Publication Date: 21 Dec 2018 - By ReachX Team By ReachX T.

Macro Equity Fundamental Multi Asset Other Middle East


The outlook for non-financial corporates in both Turkey and South Africa remains negative for the coming 12 to 18 months, according to a leading rating agency. 

In a recent note to clients Moody's Investors Service said: “While the outlooks for companies in Turkey, South Africa and Gulf Cooperation Council (GCC) remain unchanged versus last year, the diverging regional trends will continue into 2019."

Rehan Akbar, regional Vice President at Moody’s outlined the key drivers of the negative outlooks as below:

• For Turkish companies, high foreign exchange volatility, tighter financial conditions, and the limited clarity on policy direction.

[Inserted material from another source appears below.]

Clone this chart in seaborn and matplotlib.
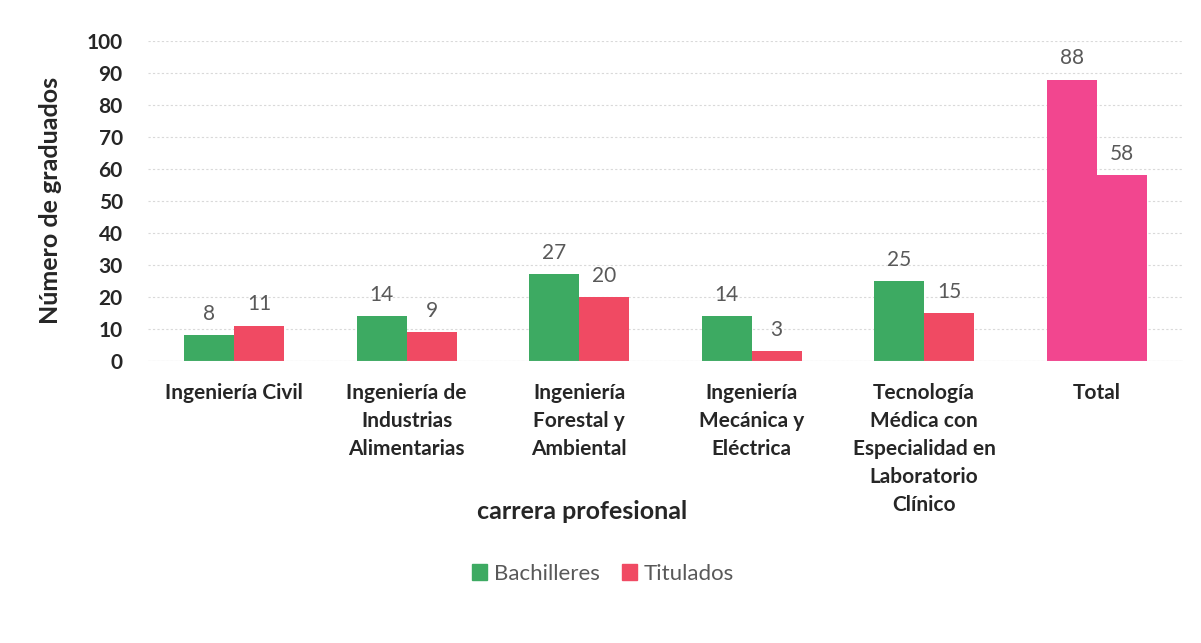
import numpy as np
import pandas as pd
import matplotlib
matplotlib.use("Agg")
import matplotlib.pyplot as plt
import seaborn as sns

carreras = [
    "Ingeniería Civil",
    "Ingeniería de\nIndustrias\nAlimentarias",
    "Ingeniería\nForestal y\nAmbiental",
    "Ingeniería\nMecánica y\nEléctrica",
    "Tecnología\nMédica con\nEspecialidad en\nLaboratorio\nClínico",
    "Total",
]
bachilleres = [8, 14, 27, 14, 25, 88]
titulados = [11, 9, 20, 3, 15, 58]
series = ["Bachilleres", "Titulados"]

verde = "#3DAA62"
rojo = "#F04A63"
rosa = "#F2468F"

df = pd.DataFrame({
    "carrera": carreras * 2,
    "serie": [series[0]] * len(carreras) + [series[1]] * len(carreras),
    "valor": bachilleres + titulados,
})

sns.set_style("white")
plt.rcParams["font.family"] = ["Lato", "DejaVu Sans"]

fig = plt.figure(figsize=(12.01, 6.43), dpi=100)
ax = fig.add_axes([0.123, 0.439, 0.862, 0.497])

sns.barplot(data=df, x="carrera", y="valor", hue="serie", order=carreras,
            hue_order=series, palette=[verde, rojo], width=0.58,
            saturation=1, linewidth=0, ax=ax, legend=False)

# las barras del total van en rosa
for cont in ax.containers:
    cont.patches[-1].set_facecolor(rosa)
    ax.bar_label(cont, padding=8, fontsize=15, color="#595959")

ax.set_ylim(0, 100)
ax.set_yticks(range(0, 101, 10))
ax.set_xlim(-0.5, len(carreras) - 0.5)
ax.grid(axis="y", color="#d9d9d9", linestyle=(0, (2, 2)), linewidth=0.8)
ax.set_axisbelow(True)
for s in ax.spines.values():
    s.set_visible(False)
ax.axhline(0, color="#d9d9d9", linewidth=0.8)

ax.tick_params(axis="both", length=0, labelsize=15)
for lab in ax.get_xticklabels() + ax.get_yticklabels():
    lab.set_fontweight("bold")
    lab.set_color("#262626")
for lab in ax.get_xticklabels():
    lab.set_linespacing(1.5)
ax.tick_params(axis="x", pad=16)
ax.tick_params(axis="y", pad=18)

ax.set_xlabel("carrera profesional", fontsize=18, fontweight="bold",
              color="#262626")
ax.set_ylabel("Número de graduados", fontsize=18, fontweight="bold",
              color="#262626", labelpad=18)
ax.xaxis.set_label_coords(0.42, -0.435)

handles = [plt.Rectangle((0, 0), 1, 1, color=verde),
           plt.Rectangle((0, 0), 1, 1, color=rojo)]
fig.legend(handles, series, loc="center", bbox_to_anchor=(0.502, 0.108), ncol=2,
           frameon=False, fontsize=16, handlelength=0.7, handleheight=0.7,
           handletextpad=0.3, columnspacing=1.0, labelcolor="#595959")

fig.savefig("out.png", dpi=100)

The impact of these factors are compounded by Moody's expectation of economic contraction in 2019.
• For South African companies, the country's persistently low growth, and continued political and policy uncertainty, which has depressed business and consumer demand.

Conversely, the drivers of the stable outlook on GCC companies are the generally supportive oil prices, resulting in narrowing fiscal deficits, coupled with governments' ongoing commitment towards public spending and their supportive stance towards government-related issuers.

GCC member states are Bahrain, Kuwait, Oman, Qatar, Saudi Arabia, and the United Arab Emirates.